## REQUIREMENT:
The data below should be restated word for word, with every picture omitted.

## SUPPLIED MATERIAL:
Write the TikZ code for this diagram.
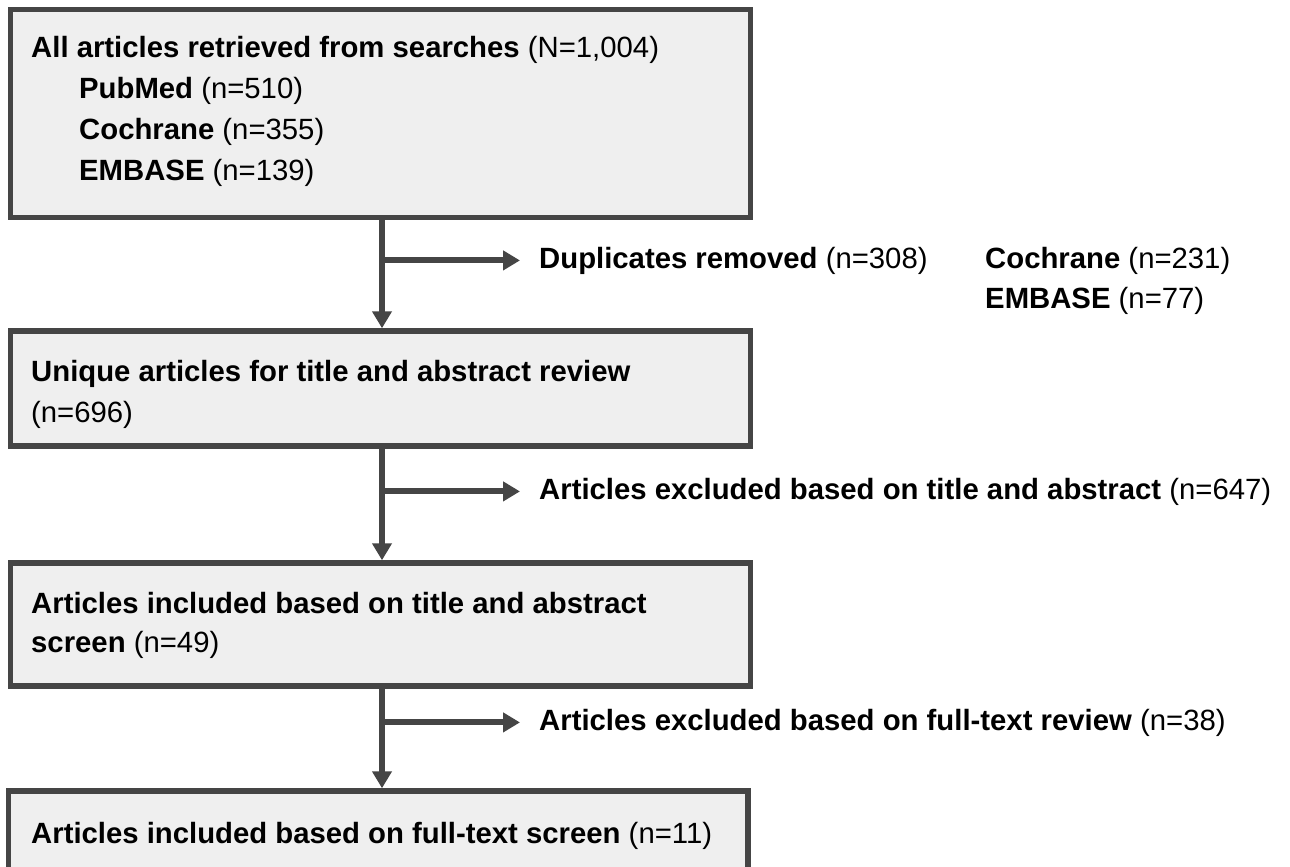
\documentclass[tikz,border=0pt]{standalone}
\usepackage{fontspec}
\setmainfont{Liberation Sans}
\usetikzlibrary{arrows.meta}
\definecolor{edgegray}{HTML}{454545}
\definecolor{boxfill}{HTML}{EFEFEF}
\tikzset{
  flowbox/.style={draw=edgegray, fill=boxfill, line width=5.5pt, rectangle, inner sep=0pt},
  txt/.style={anchor=base west, inner sep=0pt, text=black, font=\fontsize{29.3}{40}\selectfont},
  sidetxt/.style={txt, inner xsep=19pt},
  arr/.style={draw=edgegray, line width=6pt, -{Triangle[length=17pt,width=19pt]}},
  link/.style={draw=edgegray, line width=6pt}
}
\begin{document}
\begin{tikzpicture}[x=1pt,y=-1pt]
\clip (0,0) rectangle (1290,867);
\fill[white] (0,0) rectangle (1290,867);
% boxes
\node[flowbox, minimum width=740pt, minimum height=208pt] (box1) at (380.5,113.5) {};
\node[flowbox, minimum width=740pt, minimum height=115pt] (box2) at (380.5,388.5) {};
\node[flowbox, minimum width=740pt, minimum height=123pt] (box3) at (380.5,624.5) {};
\node[flowbox, minimum width=739.5pt, minimum height=139pt] (box4) at (378.25,860.5) {};
% box texts
\node[txt] (t1a) at (31,58) {\textbf{All articles retrieved from searches} (N=1,004)};
\node[txt] (t1b) at (79,98) {\textbf{PubMed} (n=510)};
\node[txt] (t1c) at (79,139) {\textbf{Cochrane} (n=355)};
\node[txt] (t1d) at (79,180) {\textbf{EMBASE} (n=139)};
\node[txt] (t2a) at (31,381) {\textbf{Unique articles for title and abstract review}};
\node[txt] (t2b) at (31,422) {(n=696)};
\node[txt] (t3a) at (31,613) {\textbf{Articles included based on title and abstract}};
\node[txt] (t3b) at (31,652) {\textbf{screen} (n=49)};
\node[txt] (t4a) at (31,843) {\textbf{Articles included based on full-text screen} (n=11)};
% side texts
\node[sidetxt] (s1) at (520,268) {\textbf{Duplicates removed} (n=308)};
\node[txt] (s1b) at (985,268) {\textbf{Cochrane} (n=231)};
\node[txt] (s1c) at (985,308) {\textbf{EMBASE} (n=77)};
\node[sidetxt] (s2) at (520,499) {\textbf{Articles excluded based on title and abstract} (n=647)};
\node[sidetxt] (s3) at (520,730) {\textbf{Articles excluded based on full-text review} (n=38)};
% connectors
\coordinate (v) at (382,0);
\draw[arr] (v |- box1.south) -- (v |- box2.north);
\draw[arr] (v |- box2.south) -- (v |- box3.north);
\draw[arr] (v |- box3.south) -- (v |- box4.north);
\draw[arr] (v |- s1.west) -- (s1.west);
\draw[arr] (v |- s2.west) -- (s2.west);
\draw[arr] (v |- s3.west) -- (s3.west);
\end{tikzpicture}
\end{document}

## REPLY TO THE TASK:
Write the TikZ code for this diagram.
\documentclass[tikz,border=0pt]{standalone}
\usepackage{fontspec}
\setmainfont{Liberation Sans}
\usetikzlibrary{arrows.meta}
\definecolor{edgegray}{HTML}{454545}
\definecolor{boxfill}{HTML}{EFEFEF}
\tikzset{
  flowbox/.style={draw=edgegray, fill=boxfill, line width=5.5pt, rectangle, inner sep=0pt},
  txt/.style={anchor=base west, inner sep=0pt, text=black, font=\fontsize{29.3}{40}\selectfont},
  sidetxt/.style={txt, inner xsep=19pt},
  arr/.style={draw=edgegray, line width=6pt, -{Triangle[length=17pt,width=19pt]}},
  link/.style={draw=edgegray, line width=6pt}
}
\begin{document}
\begin{tikzpicture}[x=1pt,y=-1pt]
\clip (0,0) rectangle (1290,867);
\fill[white] (0,0) rectangle (1290,867);
% boxes
\node[flowbox, minimum width=740pt, minimum height=208pt] (box1) at (380.5,113.5) {};
\node[flowbox, minimum width=740pt, minimum height=115pt] (box2) at (380.5,388.5) {};
\node[flowbox, minimum width=740pt, minimum height=123pt] (box3) at (380.5,624.5) {};
\node[flowbox, minimum width=739.5pt, minimum height=139pt] (box4) at (378.25,860.5) {};
% box texts
\node[txt] (t1a) at (31,58) {\textbf{All articles retrieved from searches} (N=1,004)};
\node[txt] (t1b) at (79,98) {\textbf{PubMed} (n=510)};
\node[txt] (t1c) at (79,139) {\textbf{Cochrane} (n=355)};
\node[txt] (t1d) at (79,180) {\textbf{EMBASE} (n=139)};
\node[txt] (t2a) at (31,381) {\textbf{Unique articles for title and abstract review}};
\node[txt] (t2b) at (31,422) {(n=696)};
\node[txt] (t3a) at (31,613) {\textbf{Articles included based on title and abstract}};
\node[txt] (t3b) at (31,652) {\textbf{screen} (n=49)};
\node[txt] (t4a) at (31,843) {\textbf{Articles included based on full-text screen} (n=11)};
% side texts
\node[sidetxt] (s1) at (520,268) {\textbf{Duplicates removed} (n=308)};
\node[txt] (s1b) at (985,268) {\textbf{Cochrane} (n=231)};
\node[txt] (s1c) at (985,308) {\textbf{EMBASE} (n=77)};
\node[sidetxt] (s2) at (520,499) {\textbf{Articles excluded based on title and abstract} (n=647)};
\node[sidetxt] (s3) at (520,730) {\textbf{Articles excluded based on full-text review} (n=38)};
% connectors
\coordinate (v) at (382,0);
\draw[arr] (v |- box1.south) -- (v |- box2.north);
\draw[arr] (v |- box2.south) -- (v |- box3.north);
\draw[arr] (v |- box3.south) -- (v |- box4.north);
\draw[arr] (v |- s1.west) -- (s1.west);
\draw[arr] (v |- s2.west) -- (s2.west);
\draw[arr] (v |- s3.west) -- (s3.west);
\end{tikzpicture}
\end{document}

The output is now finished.